Jura Soyfer und die Neue AZ

Wilfried Allé (Wien | Vienna)

Der Aufstieg der Sozialdemokratie in Österreich ist unmittelbar mit der Geschichte der Arbeiter-Zeitung (AZ) [  https://de.wikipedia.org/wiki/Arbeiter-Zeitung  ] verbunden. Das wird auch von Jura Soyfer (1912-1939) in seinem Roman „So starb eine Partei“ gewürdigt.

Soyfer selbst hat rund 100 Gedichte in der AZ publiziert. Diese Gedichte können als eine Art Zeitepos aufgefasst werden, da sie die Tagesereignisse kommentierten. Aber in seinen Gedichten hat er auch die Kommunikationssituation seiner Zeit erfasst.  Zum Beispiel im „Lied des Plakatanklebers“:

A jeder Mensch gern kleben tat
Recht bunt und hoch sein Lebensplakat.
Wer schlau und recht, nur dem ist’s gelungen,
Daß Sproß für Sproß er rauf sich geschwungen.

 Das war ein Lieblingslied von Leon Askin, der 1936 Soyfers Stück „Der Weltuntergang“ inszenierte. (Von 2002 bis 2004 las Askin im Wiener Schauspielhaus an 25 Abenden das Stück „Der Weltuntergang“ von Jura Soyfer und sprach über die Bedeutung vom Soyferschen Werk für sein Leben.) In diesem Stück wird im „Telegraphen Chanson“ bereits die neue Weltkommunikation umrissen:

Von den neunundneunzig Rädern
Dieser kugelrunden Erde
Flitzen flink aus tausend Sendern
Die Berichte. –
Durch die zarten, blitzend harten
Kupfernerven dieser Erde
Surrt die Weltgeschichte.

Doch wie im „Lied des Plakatanklebers“ sind die Chancen ungleich verteilt. Wie es in der „Ballade der Drei“ heißt:

Die Faust – die Phrase – und das Geld:
Wir drei erobern die Welt.

Die Gedichte in der AZ zeigen, was in den 1930er Jahren bereits bekannt war. So heißt es im Gedicht „Reformiertes Deutsches Kirchenlied“ (Arbeiter-Zeitung, 25. November 1933):

Wir stehen in Dachau beim Prügeln habt acht,
Wir kleben in Tegel Tüte für Tüte […]

Immerhin hatte die AZ seinerzeit eine Verbreitung von über 700.000 Stück bevor sie von den Austrofaschisten verboten wurde. Die AZ ermöglichte daher für Soyfer ein Massenpublikum. Bis in die Gegenwart gab es Menschen, die aus dieser Zeit seine Gedichte auswendig kannten.
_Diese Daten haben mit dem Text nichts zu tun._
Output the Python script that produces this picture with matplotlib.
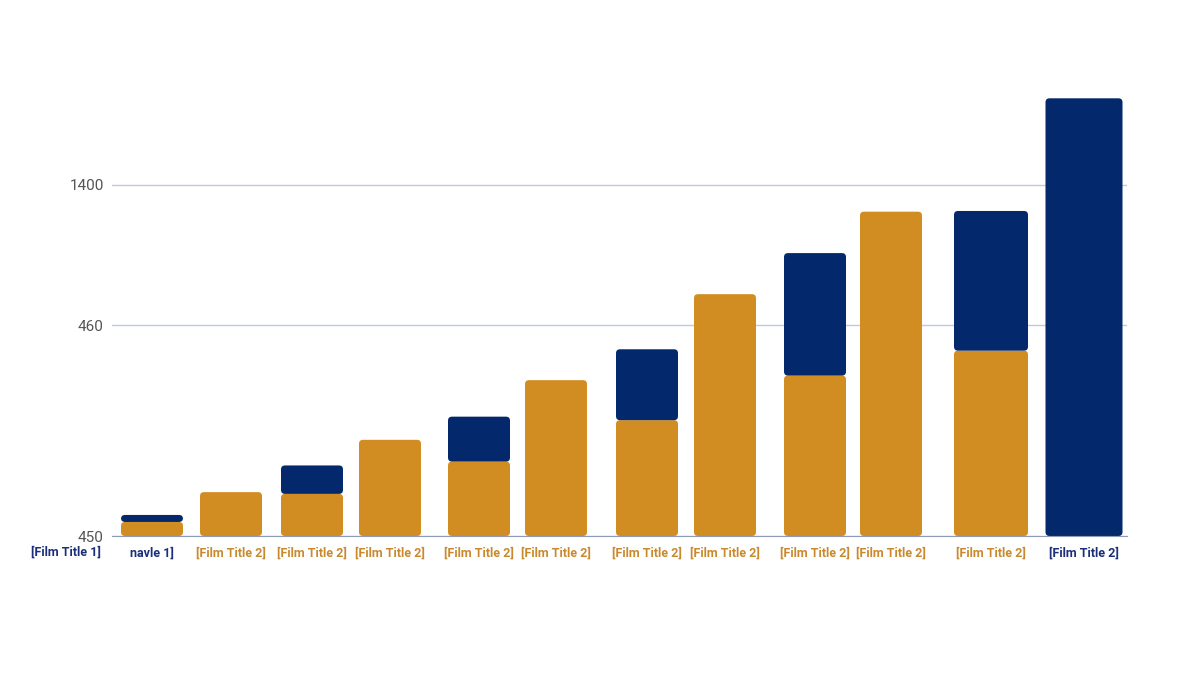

Nach 1945 findet sich in der AZ eine umfangreiche Berichterstattung zu Jura Soyfer. Abrufbar unter: http://www.arbeiter-zeitung.at/ Zunächst war dies die Zeit der jungen Bühnen, die vielfach Soyfer spielten. In den 1970er Jahren kam dann die Renaissance mit Qualtinger, den Schmetterlingen, Götz Fritsch, der Publikation des „Gesamtwerkes“ 1980 und vor allem dem Jura Soyfer Theater. Das wurde von der AZ begleitet.

Doch dann kam das Aus nicht nur für das Jura Soyfer Theater, sondern auch für die AZ. Doch die Digitalität bietet neue Möglichkeiten. Nicht wirklich geeignet für die Sozialdemokratie sind in diesem Zusammenhang Geschäftsmodelle wie Facebook. Das ist interessant für eine „Führerpartei“ wie die FPÖ unter Strache. Sie hat viel Geld hineingesteckt. Nachhaltig war aber auch für diese Partei diese Investition nicht.

Die Sozialdemokratie bedarf dagegen vielmehr einer „Neuen AZ“ [  http://az-neu.eu/top-news ]. Sie ist gedacht als eine vielsprachige digitale Publikation. In ihr spielt auch Jura Soyfer eine Rolle – vor allem durch die Hinweise auf Veranstaltungen des Jura Soyfer Zentrums am Leberberg in Simmering.

Auch die Sozialdemokratie des 21. Jahrhunderts bedarf ihres eigenständigen Publikationsorgans. Mit ihrer Arbeiter-Zeitung wurde sie im 19. Jahrhundert zu einer einflussreichen Bewegung, hat die Revolution 1918 maßgeblich beeinflusst, und wurde im 20. Jahrhundert nach der Befreiung zur Regierungspartei. Im 21. Jahrhundert wäre eine Neue AZ die Basis für eine neue Mehrheitsfähigkeit.